Search This Blog

Wednesday, April 30, 2014

Chili Center 8

     My first experience riding the city bus was from the No.3 Firehouse at Chili and Chestnut to St. Helen's kindergarten. I don't remember much about it but it's kind of amazing to think that 4 and 5 year old kids were able to manage such things in the mid-1950's.

     The first really memorable bus ride was in what I remember to be 7th grade when I went to the Rundel Memorial Library with a classmate (Henry M).  I remember feeling like we were on a real adventure, going all the way downtown by ourselves, and exploring the library as if it were some incredibly rich source of information about everything - which it was to a 12 year old in those pre internet days.
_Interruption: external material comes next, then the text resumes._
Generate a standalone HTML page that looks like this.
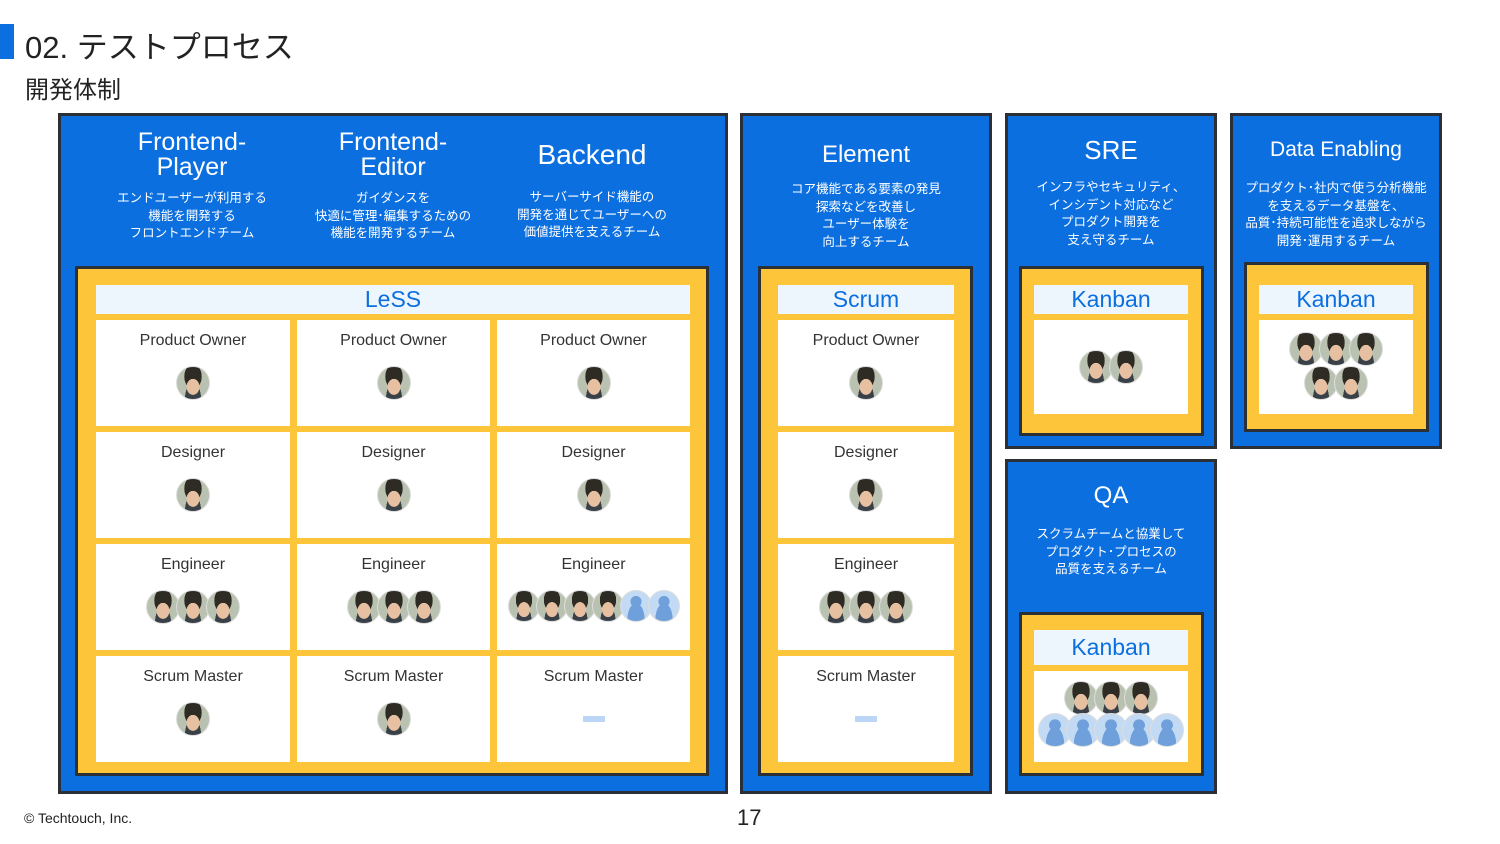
<!DOCTYPE html>
<html><head><meta charset="utf-8"><style>
*{margin:0;padding:0;box-sizing:border-box}
body{width:1500px;height:844px;background:#fff;position:relative;overflow:hidden;font-family:"Liberation Sans","Noto Sans CJK JP",sans-serif;color:#222}
.a{position:absolute}
.blue{background:#0b6fe0;border:3px solid #2b2f36}
.yel{background:#fdc63a;border:3px solid #2b2f36}
.hd{background:#eef6fd;color:#0b6fe0;font-size:23px;text-align:center;line-height:29px}
.cell{background:#fff;text-align:center;font-size:16px;color:#333;padding-top:12px}
.t{color:#fff;text-align:center}
.tt{font-size:25px;line-height:25px}
.ds{font-size:12.5px;line-height:17.5px}
.av{display:inline-block;width:34px;height:34px;border-radius:50%;margin:0 -2px;background:radial-gradient(ellipse at 50% 62%,#e6c0a0 0 28%,transparent 29%),radial-gradient(ellipse at 50% 30%,#2e2a24 0 38%,transparent 39%),radial-gradient(ellipse at 50% 100%,#3a4048 0 35%,transparent 36%),#b9c2b0;border:1px solid #ddd;vertical-align:top}
.av.g{background:radial-gradient(circle at 50% 35%,#6fa0dc 0 22%,transparent 23%),radial-gradient(ellipse at 50% 95%,#6fa0dc 0 40%,transparent 41%),#c3daf4}
.avs{margin-top:16px;height:36px}
.dash{display:inline-block;width:22px;height:6px;background:#bcd7f5;margin-top:30px}
</style></head><body>
<div class="a" style="left:0;top:24px;width:14px;height:35px;background:#0b6fe0"></div>
<div class="a" style="left:25px;top:22px;font-size:31px;color:#222">02. テストプロセス</div>
<div class="a" style="left:25px;top:70px;font-size:24px;color:#222">開発体制</div>

<div class="a blue" style="left:58px;top:113px;width:670px;height:681px"></div>
<div class="a t" style="left:92px;top:130px;width:200px"><div class="tt">Frontend-<br>Player</div><div class="ds" style="margin-top:10px">エンドユーザーが利用する<br>機能を開発する<br>フロントエンドチーム</div></div>
<div class="a t" style="left:293px;top:130px;width:200px"><div class="tt">Frontend-<br>Editor</div><div class="ds" style="margin-top:10px">ガイダンスを<br>快適に管理･編集するための<br>機能を開発するチーム</div></div>
<div class="a t" style="left:492px;top:142px;width:200px"><div class="tt" style="font-size:28px">Backend</div><div class="ds" style="margin-top:22px">サーバーサイド機能の<br>開発を通じてユーザーへの<br>価値提供を支えるチーム</div></div>
<div class="a yel" style="left:75px;top:266px;width:634px;height:510px"></div>
<div class="a hd" style="left:96px;top:285px;width:594px;height:29px">LeSS</div>

<div class="a cell" style="left:96px;top:320px;width:194px;height:106px">Product Owner<div class="avs"><span class="av"></span></div></div>
<div class="a cell" style="left:297px;top:320px;width:193px;height:106px">Product Owner<div class="avs"><span class="av"></span></div></div>
<div class="a cell" style="left:497px;top:320px;width:193px;height:106px">Product Owner<div class="avs"><span class="av"></span></div></div>
<div class="a cell" style="left:96px;top:432px;width:194px;height:106px">Designer<div class="avs"><span class="av"></span></div></div>
<div class="a cell" style="left:297px;top:432px;width:193px;height:106px">Designer<div class="avs"><span class="av"></span></div></div>
<div class="a cell" style="left:497px;top:432px;width:193px;height:106px">Designer<div class="avs"><span class="av"></span></div></div>
<div class="a cell" style="left:96px;top:544px;width:194px;height:106px">Engineer<div class="avs"><span class="av"></span><span class="av"></span><span class="av"></span></div></div>
<div class="a cell" style="left:297px;top:544px;width:193px;height:106px">Engineer<div class="avs"><span class="av"></span><span class="av"></span><span class="av"></span></div></div>
<div class="a cell" style="left:497px;top:544px;width:193px;height:106px">Engineer<div class="avs"><span class="av" style="width:32px;height:32px"></span><span class="av" style="width:32px;height:32px"></span><span class="av" style="width:32px;height:32px"></span><span class="av" style="width:32px;height:32px"></span><span class="av g" style="width:32px;height:32px"></span><span class="av g" style="width:32px;height:32px"></span></div></div>
<div class="a cell" style="left:96px;top:656px;width:194px;height:106px">Scrum Master<div class="avs"><span class="av"></span></div></div>
<div class="a cell" style="left:297px;top:656px;width:193px;height:106px">Scrum Master<div class="avs"><span class="av"></span></div></div>
<div class="a cell" style="left:497px;top:656px;width:193px;height:106px">Scrum Master<div><span class="dash"></span></div></div>

<div class="a blue" style="left:740px;top:113px;width:252px;height:681px"></div>
<div class="a t" style="left:740px;top:142px;width:252px"><div class="tt" style="font-size:24px">Element</div><div class="ds" style="margin-top:14px">コア機能である要素の発見<br>探索などを改善し<br>ユーザー体験を<br>向上するチーム</div></div>
<div class="a yel" style="left:758px;top:266px;width:215px;height:510px"></div>
<div class="a hd" style="left:778px;top:285px;width:176px;height:29px">Scrum</div>
<div class="a cell" style="left:778px;top:320px;width:176px;height:106px">Product Owner<div class="avs"><span class="av"></span></div></div>
<div class="a cell" style="left:778px;top:432px;width:176px;height:106px">Designer<div class="avs"><span class="av"></span></div></div>
<div class="a cell" style="left:778px;top:544px;width:176px;height:106px">Engineer<div class="avs"><span class="av"></span><span class="av"></span><span class="av"></span></div></div>
<div class="a cell" style="left:778px;top:656px;width:176px;height:106px">Scrum Master<div><span class="dash"></span></div></div>

<div class="a blue" style="left:1005px;top:113px;width:212px;height:336px"></div>
<div class="a t" style="left:1005px;top:138px;width:212px"><div class="tt" style="font-size:26px">SRE</div><div class="ds" style="margin-top:16px">インフラやセキュリティ、<br>インシデント対応など<br>プロダクト開発を<br>支え守るチーム</div></div>
<div class="a yel" style="left:1019px;top:266px;width:185px;height:170px"></div>
<div class="a hd" style="left:1034px;top:285px;width:154px;height:29px">Kanban</div>
<div class="a cell" style="left:1034px;top:320px;width:154px;height:94px;padding-top:30px"><span class="av"></span><span class="av"></span></div>

<div class="a blue" style="left:1230px;top:113px;width:212px;height:336px"></div>
<div class="a t" style="left:1230px;top:137px;width:212px"><div class="tt" style="font-size:21px">Data Enabling</div><div class="ds" style="margin-top:18px">プロダクト･社内で使う分析機能<br>を支えるデータ基盤を、<br>品質･持続可能性を追求しながら<br>開発･運用するチーム</div></div>
<div class="a yel" style="left:1244px;top:262px;width:185px;height:170px"></div>
<div class="a hd" style="left:1259px;top:285px;width:154px;height:29px">Kanban</div>
<div class="a cell" style="left:1259px;top:320px;width:154px;height:94px;padding-top:12px;line-height:0"><span class="av"></span><span class="av"></span><span class="av"></span><br><span class="av"></span><span class="av"></span></div>

<div class="a blue" style="left:1005px;top:459px;width:212px;height:335px"></div>
<div class="a t" style="left:1005px;top:483px;width:212px"><div class="tt" style="font-size:24px">QA</div><div class="ds" style="margin-top:18px">スクラムチームと協業して<br>プロダクト･プロセスの<br>品質を支えるチーム</div></div>
<div class="a yel" style="left:1019px;top:612px;width:185px;height:164px"></div>
<div class="a hd" style="left:1034px;top:630px;width:154px;height:35px;line-height:35px">Kanban</div>
<div class="a cell" style="left:1034px;top:671px;width:154px;height:91px;padding-top:10px;line-height:0"><span class="av"></span><span class="av"></span><span class="av"></span><br><span class="av g" style="margin:-2px -3px 0"></span><span class="av g" style="margin:-2px -3px 0"></span><span class="av g" style="margin:-2px -3px 0"></span><span class="av g" style="margin:-2px -3px 0"></span><span class="av g" style="margin:-2px -3px 0"></span></div>

<div class="a" style="left:24px;top:810px;font-size:14px;color:#222">© Techtouch, Inc.</div>
<div class="a" style="left:737px;top:805px;font-size:22px;color:#222">17</div>
</body></html>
     Throughout high school, riding home on the "Chili Center 8" buses became customary when one missed, or decided to opt out of taking the Gates-Chili school district supplied bus. Going downtown after school in high school was a bit of a thrill. Teenagers from all over would be walking around Midtown and you never knew who you might run into. The record store on the 2nd floor of Midtown was a favorite place to hang out, as well as Scrantom's Books, The Sibley's malt bar, the incredibly dense international newspapers and books shop, etc. A favorite place to eat was the Clintonaire Restaurant on South Clinton.
   
     When I was a junior in HS I got a job in a notions shop on Clinton Ave S. right near Main St. I would go there after school and pull orders for the big department stores (McCurdy's, Sibley's, Edwards) and deliver them via a hand cart. This meant, of course, that as all the cool high schoolers were hanging around downtown, I was pushing a handcart through the same spaces delivering buttons and zippers and thread and needles and a million other things to the notions departments in those stores….. so much for hanging out in the record stores or eating at the Clintonaire.
     We used the buses quite a bit in those pre-driving days. They were convenient and cheap and allowed us to go beyond our walkable boundaries.